Method 2: Custom JavaScript with ‘execute_script’

Selenium can run JavaScript inside the page context, allowing the use of JavaScript’s native methods for regex matching. This method involves defining a JavaScript function that performs the regex matching and then executing it with Selenium’s execute_script method.

Here’s an example:

from selenium import webdriver

# create a new instance of the Chrome driver
driver = webdriver.Chrome()

# navigate to the page with elements to be matched
driver.get('http://example.com')

# JavaScript function to apply regex to elements
js_code = """
var elements = document.querySelectorAll('[id]');
var pattern = /regexPattern/;
return Array.from(elements).filter(function(element) {
    return pattern.test(element.id);
});
"""

# execute the JavaScript code within the browser and get results
matched_elements = driver.execute_script(js_code)

driver.close()

Here, JavaScript’s querySelectorAll selects all elements with an ‘id’ and filters them with a regex pattern. The matched elements are then returned from the executed script. This allows for complex matching done swiftly within browser context.
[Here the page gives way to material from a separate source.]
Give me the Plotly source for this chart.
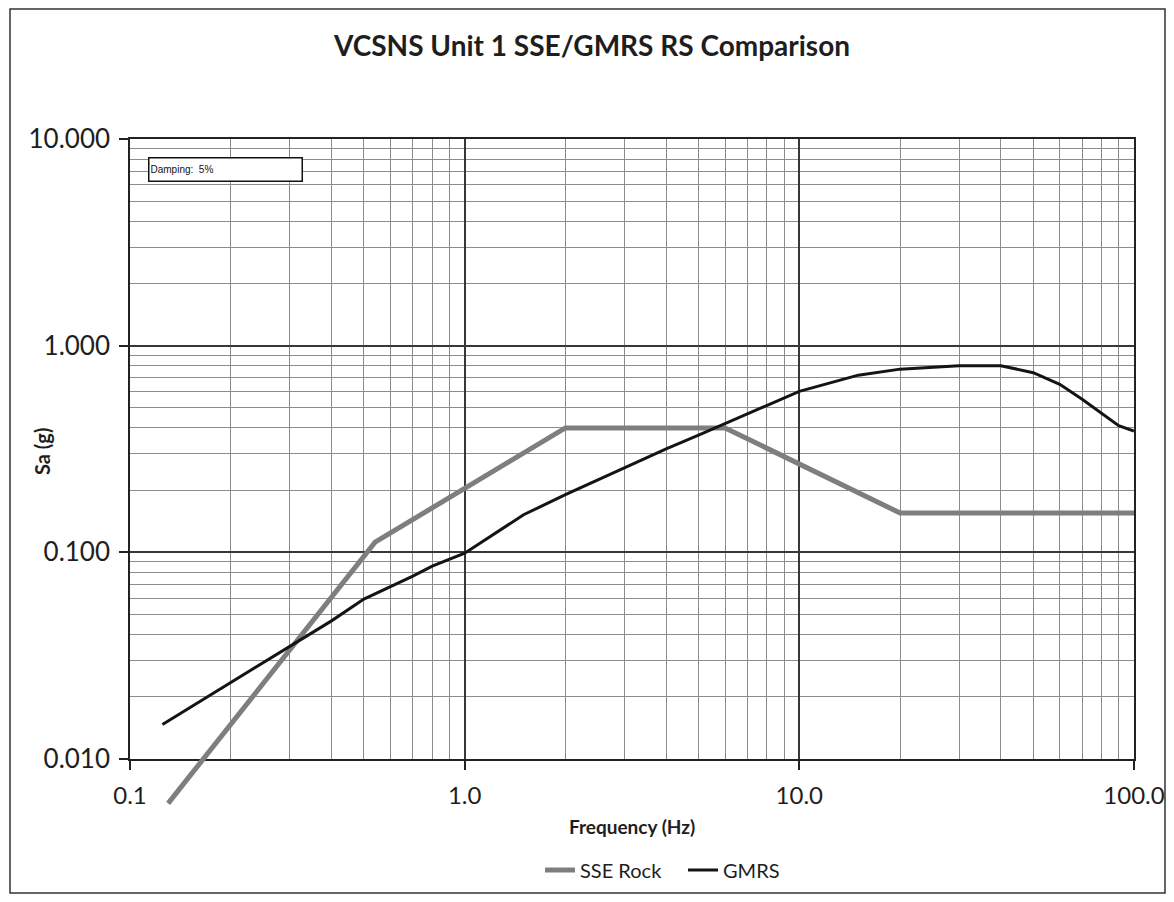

Method 3: Combining CSS Class Selectors with Regex in Python

While CSS selectors cannot natively handle regular expressions, you can use regex in Python to dynamically build a CSS selector if you’re matching against a known set of patterns or classes. However, it requires that the attribute values have predictable patterns to formulate the CSS selector.

Here’s an example:

from selenium import webdriver
import re

# create a new instance of the Chrome driver
driver = webdriver.Chrome()

# navigate to the page with elements to be matched
driver.get('http://example.com')

# list of potential classes to match against
potential_classes = ['class1', 'class2', 'alternativeClass']

# use regex to filter out classes that match a specific pattern
pattern = re.compile(r'class[12]')
valid_classes = [cl for cl in potential_classes if pattern.match(cl)]

# create a CSS selector by joining valid classes
selector = ', '.join(f'.{cl}' for cl in valid_classes)

# find elements matching the selector
matched_elements = driver.find_elements_by_css_selector(selector)

driver.close()

This code snipped illustrates how to construct a CSS selector through filtering a list of known classes. The resulting selector is then used to find elements with matching classes.

Method 4: XPath with Contains()

While this approach does not use regular expressions in the strict sense, XPath’s contains() function can serve a similar purpose for matching elements that contain specific text or attribute substrings.

Here’s an example:

from selenium import webdriver

# create a new instance of the Chrome driver
driver = webdriver.Chrome()

# navigate to the page with elements to be matched
driver.get('http://example.com')

# use XPath contains() to find elements where the 'id' contains a substring
matched_elements = driver.find_elements_by_xpath("//*[contains(@id,'substring')]")

driver.close()

This example selects elements where the ‘id’ attribute contains the given substring, resembling what a very simple regex might do.

Bonus One-Liner Method 5: Chaining find_element Calls

By chaining multiple find_element calls with simpler selectors, one can form a complex query that closely resembles a regex pattern in its selectivity.

Here’s an example:

from selenium import webdriver

# create a new instance of the Chrome driver
driver = webdriver.Chrome()

# navigate to the page with elements to be matched
driver.get('http://example.com')

# chain find_element calls to narrow down the search
element = driver.find_element_by_css_selector('.class1').find_element_by_css_selector('[id*="substring"]')

driver.close()

While not a regex, this one-liner demonstrates how to combine simple CSS selectors to pseudo-match a pattern by incrementally refining element selection.

Summary/Discussion

  • Method 1: Using the ‘re’ module with ‘find_elements_by_xpath’. Strengths: Powerful, full Python regex capabilities. Weaknesses: Might be less efficient as it filters elements after retrieval.
  • Method 2: Custom JavaScript with ‘execute_script’. Strengths: Runs directly in the browser, can be efficient for complex matching. Weaknesses: Requires JavaScript knowledge; may be less transparent for Python-centric developers.
  • Method 3: Combining CSS Class Selectors with Regex in Python. Strengths: Good for working with known patterns or classes. Weaknesses: Less dynamic; requires predictable attributes.
  • Method 4: XPath with Contains(). Strengths: Simple and straightforward, no need for regex. Weaknesses: Less precise, only capable of partial matching.
  • Method 5: Chaining find_element Calls. Strengths: One-liner, easy to understand. Weaknesses: Not as flexible as true regex; can become unwieldy with complex selectors.